= PS Clonmel =

Clonmel was a three-masted wooden paddle steamer built in Birkenhead, England, in 1836. Clonmel was one of the first steam-powered vessels on the Australian coast. It ran aground in the early hours of 2 January 1841, or the 3rd. and was wrecked on what is now known as Clonmel Island in Corner Inlet, Victoria. This was only its second voyage from Sydney.

The wreck of the Clonmel, and the subsequent exploration of Corner Inlet, led to establishment of the towns of Port Albert, Tarraville and Alberton.

== History ==
Clonmel was built in England and launched in 1836, at Birkenhead, near Liverpool. She was 155 feet long and about 40 feet broad across the paddle boxes. She had two 110 horsepower engines, and was rated at 500 tons burthen, so with 300 tons of cargo she could steam for five days.

She ran around the British Isles for about 15 months before being sold to Sydney owners, was newly copper sheathed and despatched under Captain Tollervey, leaving The Downs on 20 May and arriving in Sydney on 5 October 1840. She had been purchased to run between Sydney, Melbourne and Launceston, with the first trip scheduled for 17 November, but was postponed several times for modifications, notably to allow for the smaller size of coals from Newcastle.

== First voyage ==
After a series of delays, she left Sydney at 6 p.m. on 1 December 1840, arrived at Port Phillip around 8 am on 9 December, having a scheduled stop at Batemans Bay en route. She left for Launceston and returned. She left for Sydney 15 or 16 December but ran short of coal and was obliged to put in at Batemans Bay, a delay of two days, arriving at Sydney on the evening of 22 December.

== Second voyage ==
Clonmel left Sydney on 30 December, and rounded the South Head against a strong southerly wind. On the morning of 1 January she sighted Ram Head, Victoria, by which time the wind had dropped and the sea was smooth. Captain Tollervey steered for Wilsons Promontory. She struck the sandbank at Corner Inlet at a speed of 10 knots between 3 and 4 am on Saturday 2 January.

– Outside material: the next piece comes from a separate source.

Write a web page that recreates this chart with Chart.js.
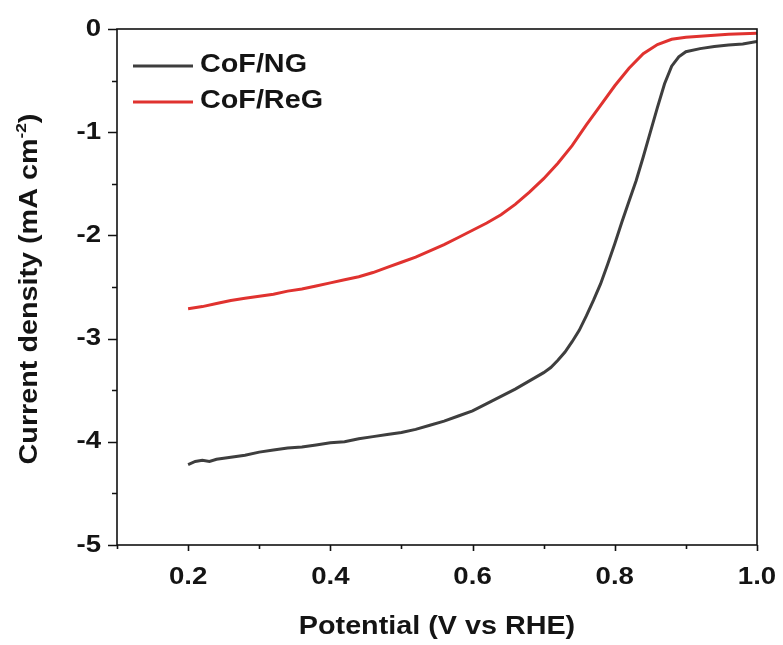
<!DOCTYPE html>
<html>
<head>
<meta charset="utf-8">
<script src="https://cdn.jsdelivr.net/npm/chart.js@4.4.0/dist/chart.umd.min.js"></script>
<style>
    html, body { margin: 0; padding: 0; background: #fff; }
    #wrap { width: 783px; height: 645px; }
</style>
</head>
<body>
<div id="wrap"><canvas id="lsv"></canvas></div>
<script>
// ---------------- data ----------------
const seriesNames = ["CoF/NG", "CoF/ReG"];

const ngPotential = [0.20, 0.21, 0.22, 0.23, 0.24, 0.25, 0.26, 0.28, 0.30, 0.32, 0.34, 0.36, 0.38, 0.40,
    0.42, 0.44, 0.46, 0.48, 0.50, 0.52, 0.54, 0.56, 0.58, 0.60, 0.62, 0.64, 0.66, 0.68, 0.70, 0.71,
    0.72, 0.73, 0.74, 0.75, 0.76, 0.77, 0.78, 0.79, 0.80, 0.81, 0.82, 0.83, 0.84, 0.85, 0.86, 0.87,
    0.88, 0.89, 0.90, 0.92, 0.94, 0.96, 0.98, 1.00];
const ngCurrent = [-4.22, -4.19, -4.18, -4.19, -4.17, -4.16, -4.15, -4.13, -4.10, -4.08, -4.06, -4.05, -4.03, -4.01,
    -4.00, -3.97, -3.95, -3.93, -3.91, -3.88, -3.84, -3.80, -3.75, -3.70, -3.63, -3.56, -3.49, -3.41, -3.33, -3.28,
    -3.21, -3.13, -3.03, -2.92, -2.78, -2.63, -2.47, -2.28, -2.08, -1.87, -1.67, -1.47, -1.24, -1.00, -0.76, -0.53,
    -0.36, -0.27, -0.22, -0.19, -0.17, -0.155, -0.145, -0.12];

const regPotential = [0.20, 0.22, 0.24, 0.26, 0.28, 0.30, 0.32, 0.34, 0.36, 0.38, 0.40, 0.42, 0.44, 0.46,
    0.48, 0.50, 0.52, 0.54, 0.56, 0.58, 0.60, 0.62, 0.64, 0.66, 0.68, 0.70, 0.72, 0.74, 0.76, 0.78,
    0.80, 0.82, 0.84, 0.86, 0.88, 0.90, 0.92, 0.94, 0.96, 0.98, 1.00];
const regCurrent = [-2.71, -2.69, -2.66, -2.63, -2.61, -2.59, -2.57, -2.54, -2.52, -2.49, -2.46, -2.43, -2.40, -2.36,
    -2.31, -2.26, -2.21, -2.15, -2.09, -2.02, -1.95, -1.88, -1.80, -1.70, -1.58, -1.45, -1.30, -1.13, -0.93, -0.74,
    -0.55, -0.38, -0.24, -0.15, -0.10, -0.08, -0.07, -0.06, -0.05, -0.045, -0.04];

const xMajorTicks = [0.2, 0.4, 0.6, 0.8, 1.0];
const xTickLabels = ["0.2", "0.4", "0.6", "0.8", "1.0"];
const xMinorTicks = [0.1, 0.3, 0.5, 0.7, 0.9];
const yMajorTicks = [0, -1, -2, -3, -4, -5];
const yTickLabels = ["0", "-1", "-2", "-3", "-4", "-5"];
const yMinorTicks = [-0.5, -1.5, -2.5, -3.5, -4.5];

const xTitle = "Potential (V vs RHE)";
const yTitle = ["Current density (mA cm", "-2", ")"];

const lineColors = ["#3e3e3e", "#e0322f"];
const textColor = "#141414";
const fontFamily = "'Liberation Sans', Arial, sans-serif";
const stretch = 1.15; // the original lettering is a bit wider than Arial

// draw text stretched horizontally around its anchor
function wideText(ctx, str, x, y, align) {
    const w = ctx.measureText(str).width * stretch;
    let left = x;
    if (align === "center") left = x - w / 2;
    if (align === "right") left = x - w;
    ctx.save();
    ctx.translate(left, y);
    ctx.scale(stretch, 1);
    ctx.textAlign = "left";
    ctx.fillText(str, 0, 0);
    ctx.restore();
    return w;
}

// Frame, outward ticks, tick labels, titles and legend
const decorPlugin = {
    id: "decor",
    afterDraw(chart) {
        const ctx = chart.ctx;
        const area = chart.chartArea;
        const xs = chart.scales.x;
        const ys = chart.scales.y;
        ctx.save();
        ctx.strokeStyle = "#111";
        ctx.lineWidth = 1.6;
        ctx.strokeRect(area.left, area.top, area.right - area.left, area.bottom - area.top);

        ctx.beginPath();
        xMajorTicks.forEach((v) => {
            const px = Math.round(xs.getPixelForValue(v)) + 0.5;
            ctx.moveTo(px, area.bottom); ctx.lineTo(px, area.bottom + 6);
        });
        xMinorTicks.forEach((v) => {
            const px = Math.round(xs.getPixelForValue(v)) + 0.5;
            ctx.moveTo(px, area.bottom); ctx.lineTo(px, area.bottom + 4);
        });
        yMajorTicks.forEach((v) => {
            const py = Math.round(ys.getPixelForValue(v)) + 0.5;
            ctx.moveTo(area.left, py); ctx.lineTo(area.left - 9, py);
        });
        yMinorTicks.forEach((v) => {
            const py = Math.round(ys.getPixelForValue(v)) + 0.5;
            ctx.moveTo(area.left, py); ctx.lineTo(area.left - 5, py);
        });
        ctx.stroke();

        // tick labels
        ctx.fillStyle = textColor;
        ctx.font = "bold 24px " + fontFamily;
        ctx.textBaseline = "middle";
        xMajorTicks.forEach((v, i) => {
            wideText(ctx, xTickLabels[i], xs.getPixelForValue(v), area.bottom + 32, "center");
        });
        yMajorTicks.forEach((v, i) => {
            wideText(ctx, yTickLabels[i], area.left - 16, ys.getPixelForValue(v), "right");
        });

        // x title
        ctx.font = "bold 25px " + fontFamily;
        wideText(ctx, xTitle, (area.left + area.right) / 2, area.bottom + 82, "center");

        // y title, rotated, with superscript
        ctx.save();
        ctx.translate(37, (area.top + area.bottom) / 2 + 2);
        ctx.rotate(-Math.PI / 2);
        ctx.textBaseline = "alphabetic";
        ctx.font = "bold 25px " + fontFamily;
        const w1 = ctx.measureText(yTitle[0]).width * stretch;
        const w3 = ctx.measureText(yTitle[2]).width * stretch;
        ctx.font = "bold 15px " + fontFamily;
        const w2 = ctx.measureText(yTitle[1]).width * stretch;
        const x0 = -(w1 + w2 + w3) / 2;
        ctx.font = "bold 25px " + fontFamily;
        wideText(ctx, yTitle[0], x0, 0, "left");
        ctx.font = "bold 15px " + fontFamily;
        wideText(ctx, yTitle[1], x0 + w1, -11, "left");
        ctx.font = "bold 25px " + fontFamily;
        wideText(ctx, yTitle[2], x0 + w1 + w2, 0, "left");
        ctx.restore();

        // legend
        ctx.font = "bold 25px " + fontFamily;
        ctx.textBaseline = "middle";
        chart.data.datasets.forEach((ds, i) => {
            const y = 66 + i * 36;
            ctx.strokeStyle = ds.borderColor;
            ctx.lineWidth = 3;
            ctx.beginPath();
            ctx.moveTo(133, y); ctx.lineTo(193, y);
            ctx.stroke();
            ctx.fillStyle = textColor;
            wideText(ctx, ds.label, 200, y - 1, "left");
        });
        ctx.restore();
    },
};

new Chart("lsv", {
    type: "line",
    data: {
        datasets: [
            {
                label: seriesNames[0],
                data: ngPotential.map((x, i) => ({ x: x, y: ngCurrent[i] })),
                borderColor: lineColors[0],
                borderWidth: 3,
                pointRadius: 0,
                tension: 0,
                fill: false,
            },
            {
                label: seriesNames[1],
                data: regPotential.map((x, i) => ({ x: x, y: regCurrent[i] })),
                borderColor: lineColors[1],
                borderWidth: 3,
                pointRadius: 0,
                tension: 0,
                fill: false,
            },
        ],
    },
    options: {
        responsive: true,
        maintainAspectRatio: false,
        animation: false,
        layout: { padding: { top: 29, right: 26, left: 0, bottom: 0 } },
        plugins: {
            legend: { display: false },
            tooltip: { enabled: false },
        },
        scales: {
            x: {
                type: "linear",
                min: 0.1,
                max: 1.0,
                grid: { display: false },
                border: { display: false },
                ticks: { display: false },
                afterFit: (scale) => { scale.height = 100; },
            },
            y: {
                min: -5,
                max: 0,
                grid: { display: false },
                border: { display: false },
                ticks: { display: false },
                afterFit: (scale) => { scale.width = 117; },
            },
        },
    },
    plugins: [decorPlugin],
});
</script>
</body>
</html>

Attempts to reverse the ship out of this situation failed, despite dropping anchors and throwing cargo overboard. The whole of the passengers and crew were transferred to the mainland by whaleboat, the captain being the last to leave. The crew followed orders impeccably, though the firemen were noted as at one stage "behaving disgracefully".

Shelter and provisions were ferried ashore and a comfortable camp set up. The following morning a volunteer party of five crew and two of the passengers, D. C. Simson and T. D. Edwards, set out for Melbourne in the whaleboat. Early on the third day they met with a cutter, whose captain brought them to William's Town.

The crew and passengers were rescued without loss or injury, though the captain sustained a serious ankle injury. Among the passengers was a Mr. C. Robinson of the Union Bank, who had charge of £3,000 of the Bank's notes, lost, believed stolen; Melbourne merchant Michael Cashmore and his bride; Thomas Walker and Mrs. Walker, their four children and a servant; and Hobart merchant Mr. T. Goodwin, of Hamilton & Goodwin, to whom most of the Clonmels cargo belonged.

A reason ascribed to the misfortune was the ship's mate having reset the course several points to the west ("he is too afraid of the land") while the captain was below, consequently when the captain returned to the deck the ship was 17 miles closer to land than expected.